Common Sense Woodstove Tips

Reader Contribution by Bruce Mcelmurray
article image

We use our wood stove from the end of September until sometime in June.  It gets a lot of use and throughout the winter months it burns 24/7.  Heating with a wood stove is not only practical (if you have a fuel source) but environmentally friendly. Any wood stove dealer can match you to a stove that will fit your needs and suit your home.  A professional installer can make sure it is properly installed.  My advice comes from being a user and from our long time experience.  

Our stove is now 15 years old and gets plenty of use. We are going to replace it and the following are some of the characteristics we will look for.   When you use it as much as we do there are factors that you don’t consider when you purchase that can end up as a daily aggravation.  Is the firebox easy to sweep out?  If you have several areas to sweep around to get the ashes to the ash trey then you may be  irritated daily.  Is the ash tray big enough or when you pull it out to empty the ashes will they fall all over the hearth and have to be cleaned up?   Do you have to empty it frequently?  How do you load wood into the stove?  Our stove has a front loading door but it is useless as there are two vertical posts to keep wood from falling against the window and you can’t get wood around them easily.  It also makes clean up from the front difficult.  In fact our present stove has four different handles to contend with.  Our next stove will have one.  

Should you buy a steel stove or cast iron?  We opted for cast iron due to the radiant heat.  Also we do not want our dogs to bet burned if they brush up against it accidentally.  It would be the same with children.  It gets hot but will not instantly burn if accidentally touched. We have never been burned or had a dog burned in 14 years on our cast iron stove.    

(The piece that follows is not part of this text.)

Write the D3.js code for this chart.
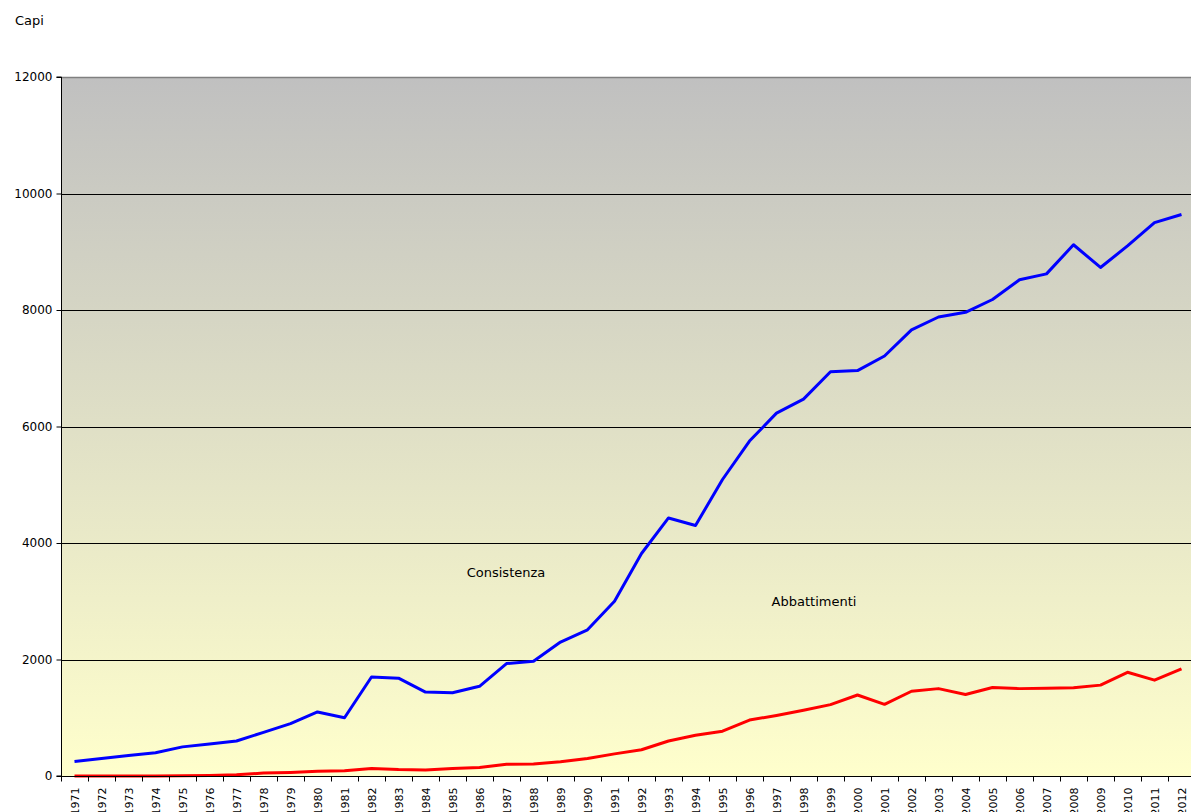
<!DOCTYPE html>
<html>
<head>
<meta charset="utf-8">
<script src="https://cdn.jsdelivr.net/npm/d3@7"></script>
<style>
  html, body { margin: 0; padding: 0; background: #ffffff; overflow: hidden; }
  svg { display: block; }
  text { font-family: "DejaVu Sans", Verdana, sans-serif; fill: #000; }
</style>
</head>
<body>
<svg id="chart" width="1191" height="812"></svg>
<script>
const years = d3.range(1971, 2013).map(String);
const consistenza = [250, 300, 350, 400, 500, 550, 600, 750, 900, 1100,
  1000, 1700, 1680, 1440, 1430, 1540, 1930, 1970, 2300, 2510,
  3000, 3820, 4430, 4300, 5090, 5750, 6230, 6470, 6940, 6960,
  7210, 7660, 7880, 7960, 8180, 8520, 8620, 9120, 8730, 9100,
  9500, 9640];
const abbattimenti = [0, 0, 0, 0, 5, 10, 20, 50, 60, 80,
  90, 130, 110, 105, 130, 145, 200, 205, 245, 300,
  380, 450, 600, 700, 770, 960, 1040, 1130, 1225, 1390,
  1230, 1455, 1500, 1400, 1520, 1500, 1505, 1515, 1560, 1780,
  1645, 1840];
const yTicks = [0, 2000, 4000, 6000, 8000, 10000, 12000];

const svg = d3.select("#chart");
const pLeft = 61, pTop = 77, pWidth = 1134, pHeight = 699;

const x = d3.scaleBand().domain(years).range([pLeft, pLeft + pWidth]).padding(0);
const y = d3.scaleLinear().domain([0, 12000]).range([pTop + pHeight, pTop]);

const defs = svg.append("defs");
const grad = defs.append("linearGradient").attr("id", "bg")
  .attr("x1", 0).attr("y1", 0).attr("x2", 0).attr("y2", 1);
grad.append("stop").attr("offset", "0%").attr("stop-color", "#c0c0c0");
grad.append("stop").attr("offset", "100%").attr("stop-color", "#ffffcc");

svg.append("rect").attr("x", pLeft).attr("y", pTop)
  .attr("width", pWidth).attr("height", pHeight).attr("fill", "url(#bg)");

// gridlines
svg.append("g").selectAll("line").data(yTicks.filter(d => d > 0 && d < 12000)).join("line")
  .attr("x1", pLeft).attr("x2", pLeft + pWidth)
  .attr("y1", d => Math.round(y(d)) + 0.5).attr("y2", d => Math.round(y(d)) + 0.5)
  .attr("stroke", "#000").attr("stroke-width", 1);

// top border
svg.append("line").attr("x1", pLeft).attr("x2", pLeft + pWidth)
  .attr("y1", pTop + 0.5).attr("y2", pTop + 0.5)
  .attr("stroke", "#808080").attr("stroke-width", 1.5);

// lines
const lineGen = d3.line().x((d, i) => x(years[i]) + x.bandwidth() / 2).y(d => y(d));
svg.append("path").datum(consistenza).attr("d", lineGen)
  .attr("fill", "none").attr("stroke", "#0000ff").attr("stroke-width", 3)
  .attr("stroke-linejoin", "round");
svg.append("path").datum(abbattimenti).attr("d", lineGen)
  .attr("fill", "none").attr("stroke", "#ff0000").attr("stroke-width", 3)
  .attr("stroke-linejoin", "round");

// y axis
const yAxis = d3.axisLeft(y).tickValues(yTicks).tickFormat(d3.format("d")).tickSize(5).tickPadding(4);
const gy = svg.append("g").attr("transform", `translate(${pLeft + 0.5},0)`).call(yAxis);
gy.select(".domain").attr("stroke", "#000").attr("d", `M-5,${pTop}H0V${pTop + pHeight}H-5`);
gy.selectAll("text").style("font-size", "12px").style("font-family", '"DejaVu Sans", Verdana, sans-serif');

// x axis: ticks between categories
const gx = svg.append("g").attr("transform", `translate(0,${pTop + pHeight + 0.5})`);
gx.append("line").attr("x1", pLeft).attr("x2", pLeft + pWidth).attr("stroke", "#000");
gx.selectAll("line.tick").data(d3.range(0, years.length + 1)).join("line")
  .attr("class", "tick")
  .attr("x1", i => Math.round(pLeft + i * x.step()) + 0.5)
  .attr("x2", i => Math.round(pLeft + i * x.step()) + 0.5)
  .attr("y1", 0).attr("y2", 5).attr("stroke", "#000");
gx.selectAll("text").data(years).join("text")
  .attr("transform", d => `translate(${x(d) + x.bandwidth() / 2 + 4},11) rotate(-90)`)
  .attr("text-anchor", "end")
  .style("font-size", "11px")
  .text(d => d);

// labels
svg.append("text").attr("x", 15).attr("y", 25).style("font-size", "13px").text("Capi");
svg.append("text").attr("x", 506).attr("y", 577).attr("text-anchor", "middle")
  .style("font-size", "13px").text("Consistenza");
svg.append("text").attr("x", 814).attr("y", 606).attr("text-anchor", "middle")
  .style("font-size", "13px").text("Abbattimenti");
</script>
</body>
</html>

We had a friend who every time we visited  him was sitting near his steel stove to keep warm.  Ours radiates heat and our normal movement will circulate it through out the house. Steel stoves also get hot so if you have pets or children you will need to consider putting a barrier around a steel stove.  

We empty our ashes once a day and it is not wise to leave them in the stove or container.  Ashes make your house smell rather bad.  Taking them out more than once a day can be a bother.  We burn aspen for our source of wood.  It is classified as a hard wood and we have plenty of it on our property.  It also does not generate much ash. 

Is the top suitable for a humidifier?  This is a major consideration.  Wood stoves tend to make your home more dry by removing the humidity.  A good humidifier is essential.  Our present stove top  has a temperature gauge built in, and the humidifier covers half the gauge.  Not a good thing when you need to know how hot your stove is burning.  

These are just a few considerations we look for when replacing our stove.  Hopefully they will be helpful considerations for others also.